Channel Daily News

Lenovo wants to be the go-to vendor for education

Las Vegas, NV – While the healthcare industry is perhaps no stranger to being courted by the channel, few technology vendors may be pursuing the education sector as aggressively as Lenovo.

At its fifth Accelerate event in Las Vegas, the PC maker identified the two verticals as the biggest market opportunities for partners, but touted education as the vertical in which it leads the industry.

“We’re beating Apple with capability and serviceability, beating Acer and Samsung with ruggedization, reliability, innovation, failure rates, and beating Dell and HP with product design, innovation, and anticipating customer needs,” said Jason Mooneyham, vice president of public sector sales at Lenovo.

Specifically, Mooneyham cited the company’s tablet and laptop PC solutions for education as leading the industry in solutions designed for the education space.

In its latest models, Lenovo has implemented such design features as the latest Gorilla Glass, rubber bumpers that protect device corners from damaged, reduced keyboard gaps, and reinforced top covers.

Meanwhile, in functionality, Lenovo also offers multimode, which allows certain devices to switch between laptop, tablet, and hybrid modes, photo, video and audio editing capabilities, classroom management functionalities for teachers.  All this is then combined with what the company says are the lowest failure rates as well as Chrome OS options for lower costs of entry.

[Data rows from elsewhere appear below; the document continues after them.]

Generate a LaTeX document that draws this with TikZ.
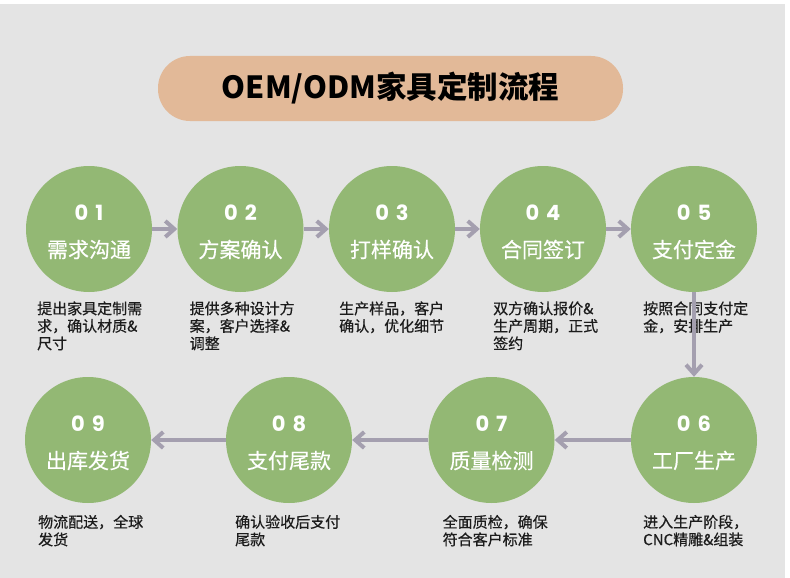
\documentclass[tikz,border=0pt]{standalone}
\usepackage{fontspec}
\setmainfont{Noto Sans CJK SC}
\newfontfamily\numfont{Poppins}
\newfontfamily\descfont{Noto Sans CJK SC}[FakeBold=0.5]
\newfontfamily\labelfont{Noto Sans CJK SC}[FakeBold=0.4]
\usetikzlibrary{arrows.meta,positioning}
\definecolor{bggray}{HTML}{E4E4E4}
\definecolor{pilltan}{HTML}{E2B998}
\definecolor{stepgreen}{HTML}{93B874}
\definecolor{flowgray}{HTML}{A49FAF}
\definecolor{desctext}{HTML}{1C1C1C}

\begin{document}
\begin{tikzpicture}[
    x=1pt, y=-1pt,
    pill/.style={rectangle, rounded corners=32pt, fill=pilltan, minimum width=465pt, minimum height=65pt, font=\bfseries\fontsize{30.5}{36}\selectfont},
    stepcircle/.style={circle, fill=stepgreen, minimum size=126pt, inner sep=0pt},
    stepnum/.style={text=white, inner sep=0pt, font=\numfont\bfseries\fontsize{21}{24}\selectfont},
    steplabel/.style={text=white, inner sep=0pt, font=\labelfont\fontsize{21}{24}\selectfont},
    stepdesc/.style={anchor=north west, align=left, inner sep=0pt, text=desctext, font=\descfont\fontsize{15}{17.5}\selectfont},
    flow/.style={-{Straight Barb[length=9pt,width=16pt]}, line width=4pt, draw=flowgray}
]
    \useasboundingbox (0,0) rectangle (790,578);
    \fill[white] (0,0) rectangle (790,578);
    \fill[bggray] (0,4) rectangle (785,578);

    \node[pill] (title) at (390.5,88.5) {OEM/ODM家具定制流程};

    % top row
    \node[stepcircle] (s1) at (89,229) {};
    \node[stepcircle] (s2) at (240.5,229) {};
    \node[stepcircle] (s3) at (392,229) {};
    \node[stepcircle] (s4) at (543,229) {};
    \node[stepcircle] (s5) at (694,229) {};

    % bottom row
    \node[stepcircle] (s6) at (694,440) {};
    \node[stepcircle] (s7) at (491.5,440) {};
    \node[stepcircle] (s8) at (289,440) {};
    \node[stepcircle] (s9) at (88,440) {};

    \node[stepnum] (n1) at ([yshift=16.5pt]s1.center) {0\hspace{7pt}1};
    \node[stepnum] (n2) at ([yshift=16.5pt]s2.center) {0\hspace{7pt}2};
    \node[stepnum] (n3) at ([yshift=16.5pt]s3.center) {0\hspace{7pt}3};
    \node[stepnum] (n4) at ([yshift=16.5pt]s4.center) {0\hspace{7pt}4};
    \node[stepnum] (n5) at ([yshift=16.5pt]s5.center) {0\hspace{7pt}5};
    \node[stepnum] (n6) at ([yshift=16.5pt]s6.center) {0\hspace{7pt}6};
    \node[stepnum] (n7) at ([yshift=16.5pt]s7.center) {0\hspace{7pt}7};
    \node[stepnum] (n8) at ([yshift=16.5pt]s8.center) {0\hspace{7pt}8};
    \node[stepnum] (n9) at ([yshift=16.5pt]s9.center) {0\hspace{7pt}9};

    \node[steplabel] (l1) at ([yshift=-20.5pt]s1.center) {需求沟通};
    \node[steplabel] (l2) at ([yshift=-20.5pt]s2.center) {方案确认};
    \node[steplabel] (l3) at ([yshift=-20.5pt]s3.center) {打样确认};
    \node[steplabel] (l4) at ([yshift=-20.5pt]s4.center) {合同签订};
    \node[steplabel] (l5) at ([yshift=-20.5pt]s5.center) {支付定金};
    \node[steplabel] (l6) at ([yshift=-20.5pt]s6.center) {工厂生产};
    \node[steplabel] (l7) at ([yshift=-20.5pt]s7.center) {质量检测};
    \node[steplabel] (l8) at ([yshift=-20.5pt]s8.center) {支付尾款};
    \node[steplabel] (l9) at ([yshift=-20.5pt]s9.center) {出库发货};

    \node[stepdesc] (d1) at ([shift={(-52,9)}]s1.south) {提出家具定制需\\求，确认材质\&\\尺寸};
    \node[stepdesc] (d2) at ([shift={(-51,9)}]s2.south) {提供多种设计方\\案，客户选择\&\\调整};
    \node[stepdesc] (d3) at ([shift={(-53,9)}]s3.south) {生产样品，客户\\确认，优化细节};
    \node[stepdesc] (d4) at ([shift={(-50,9)}]s4.south) {双方确认报价\&\\生产周期，正式\\签约};
    \node[stepdesc] (d5) at ([shift={(-51,9)}]s5.south) {按照合同支付定\\金，安排生产};
    \node[stepdesc] (d6) at ([shift={(-51,11.5)}]s6.south) {进入生产阶段，\\CNC精雕\&组装};
    \node[stepdesc] (d7) at ([shift={(-49,11.5)}]s7.south) {全面质检，确保\\符合客户标准};
    \node[stepdesc] (d8) at ([shift={(-54,11.5)}]s8.south) {确认验收后支付\\尾款};
    \node[stepdesc] (d9) at ([shift={(-50,11.5)}]s9.south) {物流配送，全球\\发货};

    \draw[flow] (s1) -- (s2);
    \draw[flow] (s2) -- (s3);
    \draw[flow] (s3) -- (s4);
    \draw[flow] (s4) -- (s5);
    \draw[flow] (s5) -- (s6);
    \draw[flow] (s6) -- (s7);
    \draw[flow] (s7) -- (s8);
    \draw[flow] (s8) -- (s9);
\end{tikzpicture}
\end{document}
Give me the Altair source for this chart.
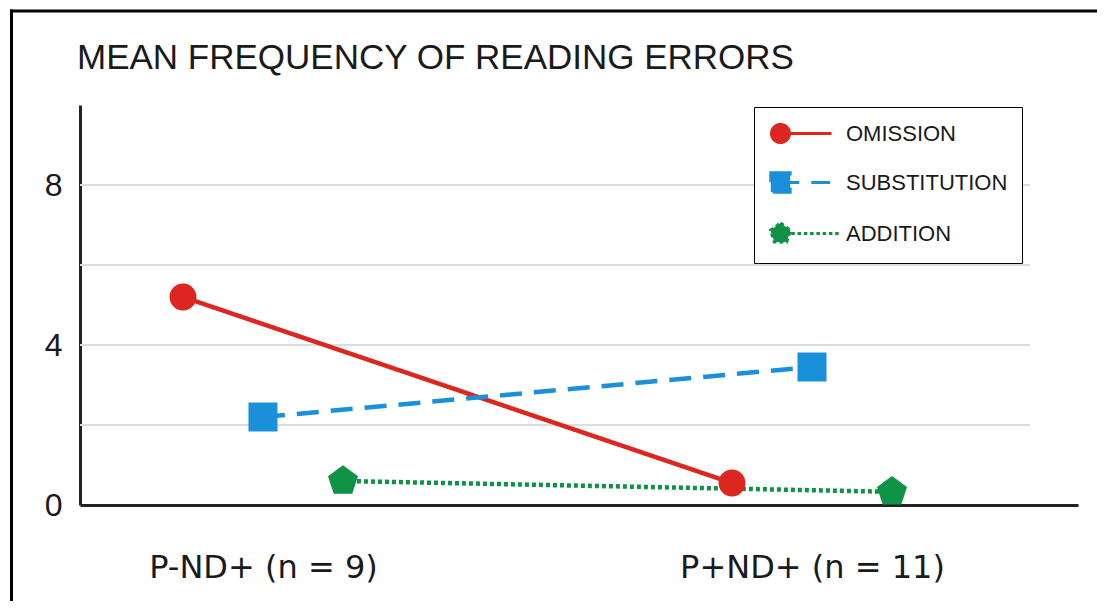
import json
import altair as alt
import pandas as pd

# ---------------- data ----------------
categories = ["P-ND+ (n = 9)", "P+ND+ (n = 11)"]
series = ["OMISSION", "SUBSTITUTION", "ADDITION"]
omission = [5.2, 0.55]
substitution = [2.2, 3.45]
addition = [0.6, 0.33]
y_ticks = [0, 4, 8]
grid_values = [2, 4, 6, 8]
title_text = "MEAN FREQUENCY OF READING ERRORS"

# ---------------- styles ----------------
colors = ["#DE2620", "#1A8FDA", "#0E9245"]
dashes = [[1, 0], [22, 12], [4, 3]]
FONT = "Liberation Sans"
TEXT = "#1a1a1a"

rows = []
for s, vals in zip(series, [omission, substitution, addition]):
    for gi, v in enumerate(vals):
        rows.append({"group": gi, "category": categories[gi], "series": s, "value": v})
df = pd.DataFrame(rows)

# Marker shapes. The trailing line pieces only show when the symbol is stroked
# (legend); data points are drawn with strokeWidth 0 so only the fill shows.
circ = "M-0.818,0 A0.818,0.818 0 1,1 0.818,0 A0.818,0.818 0 1,1 -0.818,0 Z"
sq = "M-0.879,-0.879 L0.879,-0.879 L0.879,0.879 L-0.879,0.879 Z"
pent = "M0,-0.956 L0.909,-0.295 L0.562,0.773 L-0.562,0.773 L-0.909,-0.295 Z"
tail_solid = " M0,0 L4.64,0"
tail_dash = " M0,0 L1.7,0 M2.8,0 L4.5,0"
tail_dot = "".join(
    f" M{0.98 + 0.57 * k:.3f},0 L{0.98 + 0.57 * k + 0.32:.3f},0" for k in range(8)
)
shape_paths = [circ + tail_solid, sq + tail_dash, pent + tail_dot]

color_scale = alt.Scale(domain=series, range=colors)
dash_scale = alt.Scale(domain=series, range=dashes)
shape_scale = alt.Scale(domain=series, range=shape_paths)

x_enc = alt.X(
    "xpos:Q",
    scale=alt.Scale(domain=[-0.3333, 1.4845], nice=False, zero=False),
    axis=alt.Axis(
        values=[0, 1],
        labelExpr=f"{json.dumps(categories)}[datum.value]",
        title=None, grid=False, ticks=False, tickSize=0,
        domainColor="#222", domainWidth=3,
        labelFontSize=32, labelFont="DejaVu Sans", labelColor=TEXT,
        labelPadding=47, labelFlush=False, labelLimit=500,
    ),
)
y_enc = alt.Y(
    "value:Q",
    scale=alt.Scale(domain=[0, 10], nice=False),
    axis=alt.Axis(
        values=y_ticks, title=None, grid=False, ticks=False, tickSize=0,
        domainColor="#222", domainWidth=3,
        labelFontSize=32, labelFont=FONT, labelColor=TEXT, labelPadding=18,
    ),
)

legend = alt.Legend(
    title=None,
    orient="none",
    legendX=674,
    legendY=2,
    direction="vertical",
    fillColor="white",
    strokeColor="black",
    padding=14,
    rowPadding=17,
    labelFont=FONT,
    labelFontSize=22,
    labelColor=TEXT,
    labelOffset=53,
    labelLimit=400,
    symbolSize=484,
    symbolStrokeWidth=3,
    symbolOpacity=1,
)

base = alt.Chart(df).transform_calculate(
    xpos=f"datum.group + 0.1457 * (indexof({json.dumps(series)}, datum.series) - 1)"
)

grid = alt.Chart(pd.DataFrame({"value": grid_values})).mark_rule(
    color="#dcdcdc", strokeWidth=2
).encode(y=y_enc, x=alt.value(0), x2=alt.value(950))

lines = base.mark_line(strokeWidth=4.5).encode(
    x=x_enc,
    y=y_enc,
    color=alt.Color("series:N", scale=color_scale, legend=legend),
    strokeDash=alt.StrokeDash("series:N", scale=dash_scale, legend=None),
)

points = base.mark_point(filled=True, opacity=1, strokeWidth=0, size=1089).encode(
    x=x_enc,
    y=y_enc,
    color=alt.Color("series:N", scale=color_scale, legend=legend),
    shape=alt.Shape("series:N", scale=shape_scale, legend=legend),
)

# figure frame (top and left edges; the others fall outside the picture)
frame_data = alt.Data(values=[{"a": 1}])
frame_top = alt.Chart(frame_data).mark_rule(color="black", strokeWidth=3).encode(
    x=alt.value(-70), x2=alt.value(1040), y=alt.value(-94)
)
frame_left = alt.Chart(frame_data).mark_rule(color="black", strokeWidth=3).encode(
    x=alt.value(-68.5), y=alt.value(-95.5), y2=alt.value(600)
)

chart = alt.layer(grid, lines, points, frame_top, frame_left).properties(
    width=998,
    height=400,
    title=alt.Title(
        text=title_text, anchor="start", frame="group", fontSize=35, font=FONT,
        fontWeight="normal", color=TEXT, baseline="alphabetic", offset=0, dy=95.5, dx=-3,
    ),
    padding={"left": 72, "top": 97, "right": 19, "bottom": 96},
    autosize="none",
).configure_view(stroke=None)

chart.save("out.html", embed_options={"renderer": "svg", "actions": False})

It now wants partners to get on board to help acquire customers, both in the US and in Canada.  According to Mooneyham, in the US in 2015, JK-12 alone will be over $1 billion market, which was the public sector revenue for last year.

With many schools purchasing for the first time, he anticipates a “spike in demand” in hardware sales as well as classroom management solutions.  Even in higher education, workstations, graphics intensive PCs and servers with big data analytics and research capacities should see huge opportunity, he said.

“I really don’t think we’ll go down the path of ‘let’s just get everybody the same,’” he said.  “I think we’ll get into a more personalized approach.  We want to be prepared, we want our team to be prepared.”